The Model Architecture Angle

When your architecture is yet to be defined

Apart from having custom hardware, a lot of research has gone into optimizing neural network architectures that make them suited for hardware deployment.

Some of the tricks frequently used include,

  • Fully connected layers are substituted with 1x1 convolutions owing to memory considerations. Convolutions are much more light due to weight sharing while fully connected layers with n inputs and m outputs have a quadratic (O(nm)) memory requirement !

  • SVD decomposition of fully connected layers is also used to lower both the number of parameters and inference time.

    In a similar spirit, low-rank matrix factorization of larger convolutional kernels reduces them into 2 smaller unidimensional kernels. This again reduces number of trainable parameters and inference time.

  • Bottleneck filters like 1x1 kernels are used to reduce number of channels and thus reduce computational load for successive kernels.

    In architectures like MobileNet V2, this trick is also used to keep the number of channels fixed throughout to keep the tensor (flowing through the net) size manageable.

  • Reversible Networks, an Uber AI creation reduces memory requirement by not caching intermediate activations. The layers are interspersed with reversible layers that recompute those activations when the gradients flow through them during the backward pass.

  • Of course, autoregressive models are growing out of favour with the rise of parallelized sequence models like Temporal Convolutions and Self/Relative Attention. The latter even generates some great music ! Check it out

When your architecture is already defined

When a model architecture is already given, the Deep Compression paper by Han et al provides the following techniques to help in compressing models further.

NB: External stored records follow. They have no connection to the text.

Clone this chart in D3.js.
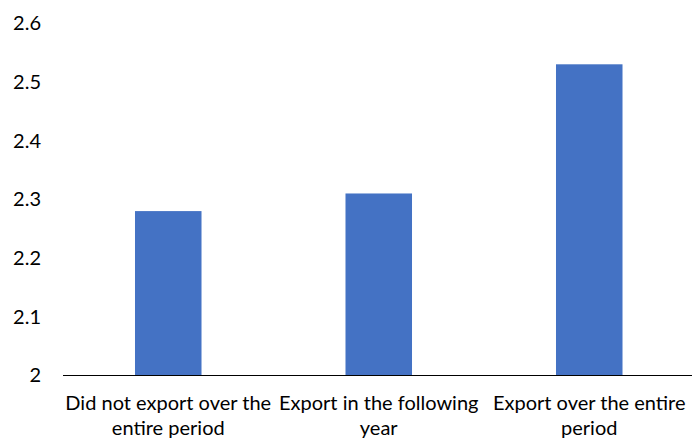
<!DOCTYPE html>
<html>
<head>
<meta charset="utf-8">
<script src="https://cdn.jsdelivr.net/npm/d3@7"></script>
<style>
  body { margin: 0; background: #fff; }
  text { font-family: Lato, "Open Sans", sans-serif; fill: #000; }
</style>
</head>
<body>
<svg id="chart" width="692" height="439"></svg>
<script>
const categories = [
  [ "Did not export over the", "entire period" ],
  [ "Export in the following", "year" ],
  [ "Export over the entire", "period" ]
];
const values = [ 2.28, 2.31, 2.53 ];
const yTicks = [ 2, 2.1, 2.2, 2.3, 2.4, 2.5, 2.6 ];

const svg = d3.select( "#chart" );

const plotLeft = 63, plotRight = 694.5, plotTop = 23.2, plotBottom = 375.5;

const x = d3.scaleBand()
  .domain( d3.range( categories.length ) )
  .range( [ plotLeft, plotRight ] )
  .paddingInner( 0.684 )
  .paddingOuter( 0.342 );

const y = d3.scaleLinear()
  .domain( [ 2, 2.6 ] )
  .range( [ plotBottom, plotTop ] );

// bars
svg.selectAll( "rect.bar" )
  .data( values )
  .enter().append( "rect" )
    .attr( "class", "bar" )
    .attr( "x", ( d, i ) => x( i ) )
    .attr( "y", d => y( d ) )
    .attr( "width", x.bandwidth() )
    .attr( "height", d => y( 2 ) - y( d ) )
    .attr( "fill", "#4472C4" );

// y axis labels only
const yAxis = svg.append( "g" )
  .attr( "transform", "translate(41,0)" )
  .call( d3.axisLeft( y ).tickValues( yTicks ).tickSize( 0 ).tickPadding( 0 ).tickFormat( d3.format( "" ) ) );

yAxis.select( ".domain" ).remove();
yAxis.selectAll( "text" )
  .style( "font-family", "Lato, 'Open Sans', sans-serif" )
  .style( "font-size", "20px" )
  .attr( "fill", "#000" );

// x axis line
svg.append( "line" )
  .attr( "x1", plotLeft )
  .attr( "x2", 692 )
  .attr( "y1", y( 2 ) )
  .attr( "y2", y( 2 ) )
  .attr( "stroke", "#000" )
  .attr( "stroke-width", 1 );

// category labels
const labels = svg.selectAll( "text.cat" )
  .data( categories )
  .enter().append( "text" )
    .attr( "class", "cat" )
    .attr( "text-anchor", "middle" )
    .style( "font-size", "20px" );

labels.selectAll( "tspan" )
  .data( ( d, i ) => d.map( t => ( { t: t, i: i } ) ) )
  .enter().append( "tspan" )
    .attr( "x", d => x( d.i ) + x.bandwidth() / 2 )
    .attr( "y", ( d, j ) => 410 + j * 25 )
    .text( d => d.t );
</script>
</body>
</html>
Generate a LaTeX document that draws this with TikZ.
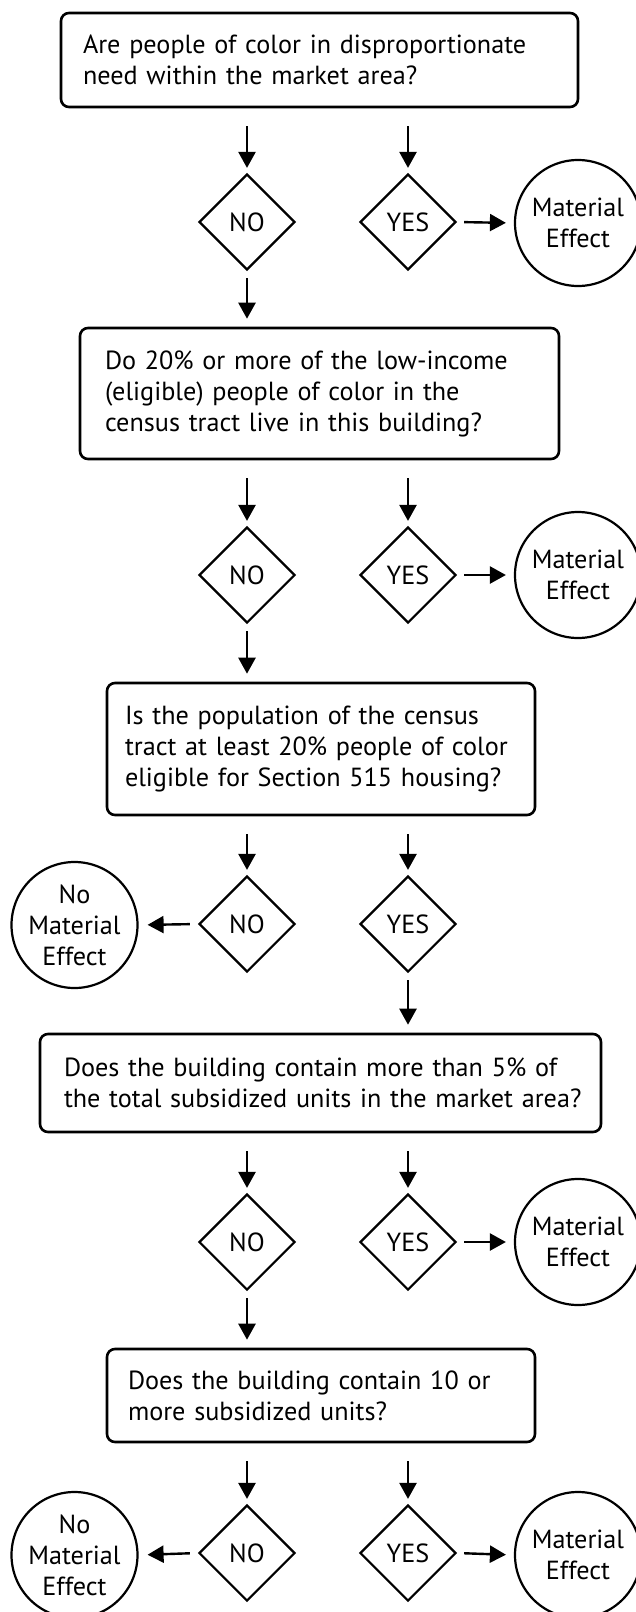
\documentclass[tikz,border=0pt]{standalone}
\usepackage{fontspec}
\setmainfont{PT Sans}
\usetikzlibrary{shapes.geometric,arrows.meta}
\newcommand\myfs{\fontsize{26.2}{31}\selectfont}
\begin{document}
\begin{tikzpicture}[x=1pt,y=-1pt,
  qbox/.style={draw, line width=2.6pt, rounded corners=8pt, align=left, inner ysep=0pt, font=\myfs},
  dia/.style={draw, diamond, line width=2.2pt, minimum width=96pt, minimum height=96pt, inner sep=0pt, font=\myfs},
  res/.style={draw, circle, line width=2.2pt, minimum size=126pt, inner sep=0pt, align=center, font=\myfs},
  arr/.style={line width=2.4pt, -{Triangle[length=16pt,width=17pt]}}
]
\useasboundingbox (0,0) rectangle (636,1612);
\fill[white] (0,0) rectangle (636,1612);

% boxes
\node[qbox, inner xsep=22pt, text width=473pt, minimum height=94pt] (b1) at (319.5,60)
  {\mbox{Are people of color in disproportionate}\\\mbox{need within the market area?}};
\node[qbox, inner xsep=25pt, text width=429pt, minimum height=131pt] (b2) at (319.5,393.5)
  {\mbox{Do 20\% or more of the low-income}\\\mbox{(eligible) people of color in the}\\\mbox{census tract live in this building?}};
\node[qbox, inner xsep=18pt, text width=392pt, minimum height=132pt] (b3) at (321,749)
  {\mbox{Is the population of the census}\\\mbox{tract at least 20\% people of color}\\\mbox{eligible for Section 515 housing?}};
\node[qbox, inner xsep=24pt, text width=513pt, minimum height=98pt] (b4) at (320.5,1083)
  {\mbox{Does the building contain more than 5\% of}\\\mbox{the total subsidized units in the market area?}};
\node[qbox, inner xsep=21pt, text width=386pt, minimum height=93pt] (b5) at (321,1395.5)
  {\mbox{Does the building contain 10 or}\\\mbox{more subsidized units?}};

% diamonds
\node[dia] (n1) at (247,222) {NO};
\node[dia] (y1) at (408,222) {YES};
\node[dia] (n2) at (247,575) {NO};
\node[dia] (y2) at (408,575) {YES};
\node[dia] (n3) at (247,924) {NO};
\node[dia] (y3) at (408,924) {YES};
\node[dia] (n4) at (247,1242) {NO};
\node[dia] (y4) at (408,1242) {YES};
\node[dia] (n5) at (247,1553) {NO};
\node[dia] (y5) at (408,1553) {YES};

% result circles
\node[res] (c1) at (578,223) {Material\\Effect};
\node[res] (c2) at (578,575) {Material\\Effect};
\node[res] (c3) at (74.5,925) {No\\Material\\Effect};
\node[res] (c4) at (578,1242) {Material\\Effect};
\node[res] (c5l) at (74.5,1555) {No\\Material\\Effect};
\node[res] (c5r) at (578,1555) {Material\\Effect};

% arrows box -> diamonds
\foreach \b/\n/\y in {b1/n1/y1,b2/n2/y2,b3/n3/y3,b4/n4/y4,b5/n5/y5}{
  \draw[arr, shorten <=18pt, shorten >=5pt] (\n |- \b.south) -- (\n.north);
  \draw[arr, shorten <=18pt, shorten >=5pt] (\y |- \b.south) -- (\y.north);
}
% yes -> material effect
\foreach \y/\c in {y1/c1,y2/c2,y4/c4,y5/c5r}{
  \draw[arr, shorten <=7pt, shorten >=8pt] (\y.east) -- (\c.west);
}
% no -> no material effect
\foreach \n/\c in {n3/c3,n5/c5l}{
  \draw[arr, shorten <=8pt, shorten >=9pt] (\n.west) -- (\c.east);
}
% continuations
\draw[arr, shorten <=7pt, shorten >=8pt] (n1.south) -- (n1 |- b2.north);
\draw[arr, shorten <=7pt, shorten >=8pt] (n2.south) -- (n2 |- b3.north);
\draw[arr, shorten <=7pt, shorten >=8pt] (y3.south) -- (y3 |- b4.north);
\draw[arr, shorten <=7pt, shorten >=8pt] (n4.south) -- (n4 |- b5.north);
\end{tikzpicture}
\end{document}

  • Pruning of low magnitude weights helps in keeping things sparse, thus reducing computational load and reducing memory footprint.

  • K-means clustering of weights reduces the number of unique weights. Given a set memory budget (and thus a defined ceiling of number of bits used to represent each weight), the clustered weights can be quantized to further reduce memory footprint.

    Quantized (clustered) weights, due to their lower memory requirement, can be fit onto fast on-chip memory and thus also speed up inference.

    Moreover quantization into integers also speeds up things due to the fact that integer arithmetic is usually faster than floating point arithmetic on computers.

    Quant

    An example of binary quantization. The binary operation in this case is a convolution with kernel [1 1 -1]. Source: https://medium.com/@joel_34050/quantization-in-deep-learning-478417eab72b

Note about quantization: When both weights and activations are quantized, one must ensure that the input distribution to a quantized layer must be similar to the output distribution, for quantization and dequantization to be effective. This is why ReLU is never quantized by itself but clubbed with an adjacent layer to keep input and output distributions of the combineed unit similar.

  • In order to store the model with even lower memory, Huffman Coding is used to reduce the bit representations of more common weights (bigger cluster) to fewer bits.